I’ve spent years building a solid second income stream from a spread of UK dividend stocks, but today I tried to do the same job in seconds.
I did this by asking ChatGPT to help me design a portfolio of FTSE 100 stocks that would pay me a passive income £2,000 a month, or £24,000 a year. For guidance, I suggested choosing half a dozen shares that produced an average yield of 5% a year (higher than the average blue-chip yield of 3.25%). To do that would require £480,000.
It’s a big sum, but a realistic long-term goal for anyone who invests consistently over decades in a Stocks and Shares ISA or Self-Invested Personal Pension (SIPP).
FTSE 100 dividend stock picks
I’ve played around with ChatGPT before, but would never rely on it to buy stocks. Its choices are often based on out-of-date info and understate the potential risks.
The chatbot is fast though. In seconds, it came back with insurer Legal & General Group, saying it “offers one of the strongest yields in the index at around 8%”. The trailing yield’s actually 9%, but I’ll let that pass.
It’s true that the “pension and insurance heavyweight” has deep cash generation and a long track record of paying generous income. It’s also true that its shares have gone nowhere in a decade. ChatGPT doesn’t mention that.
Its second pick was another stock in the financial sector, wealth manager M&G, another big yielder at roughly 8%. Its shares have performed better than Legal & General’s, but diversification’s key. Of the two, I’d consider M&G first.
National Grid shares worry me
The chatbot then moved on to hardy income perennial National Grid (LSE: NG), saying the energy utility “gives the portfolio stability”.
ChatGPT waxed lyrical saying: “The dividend rises a touch above inflation, the income is predictable, and the yield is high enough to make a real difference”.
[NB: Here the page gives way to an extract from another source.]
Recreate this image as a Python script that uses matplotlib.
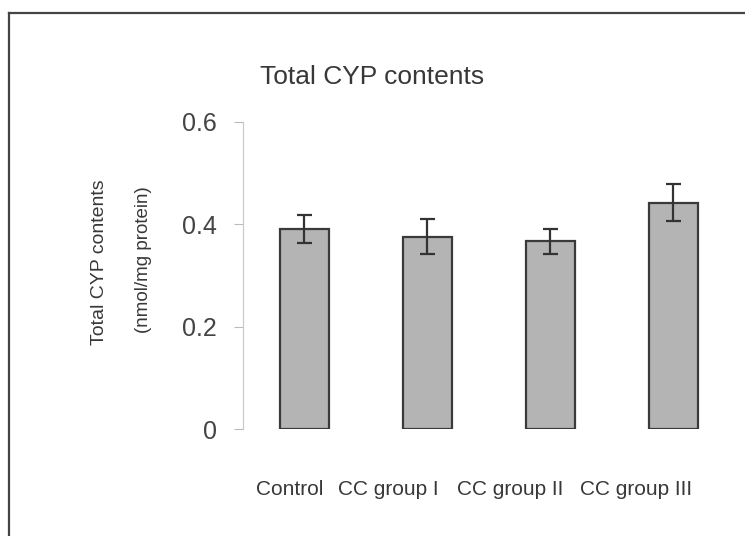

It then gets the yield totally wrong, claiming it pays income of 6% a year, when it’s now just 4.1%. Big difference! Personally, I’m wary of National Grid. It has to invest around £60bn by March 2029 to upgrade and modernise the electricity grid to handle renewables.
In May 2024, the board shocked investors with a massive £6.8bn rights issue. Given how infrastructure projects often run over, I can imagine it doing that again, risking dilution. Plus it already has more than £40bn of debt. I think National Grid’s riskier than ChatGPT pretends. Not for me.
It also picks consumer giant Unilever, which I recently sold, underwhelmed by its growth prospects and 3.25% dividend yield.
ChatGPT threw oil giant Shell into the mix, says its 3.9% yield is “supported by massive free cash flow, share buybacks and a willingness to return cash to shareholders”, and finished what what it called a “wildcard” in telecoms giant Vodafone.
It said the yield‘s huge, around 10%. Simply not true. the dividend was recently slashed in half and the yield’s now 4.27%. As it admits, ChatGPT can make mistakes.
While there are some decent names here, I won’t consider National Grid, Unilever or Vodafone. Investing is a personal business, and relying on a robot to picks stocks simply doesn’t cut it. Proper retirement planning requires more than a few seconds fiddling about on ChatGPT.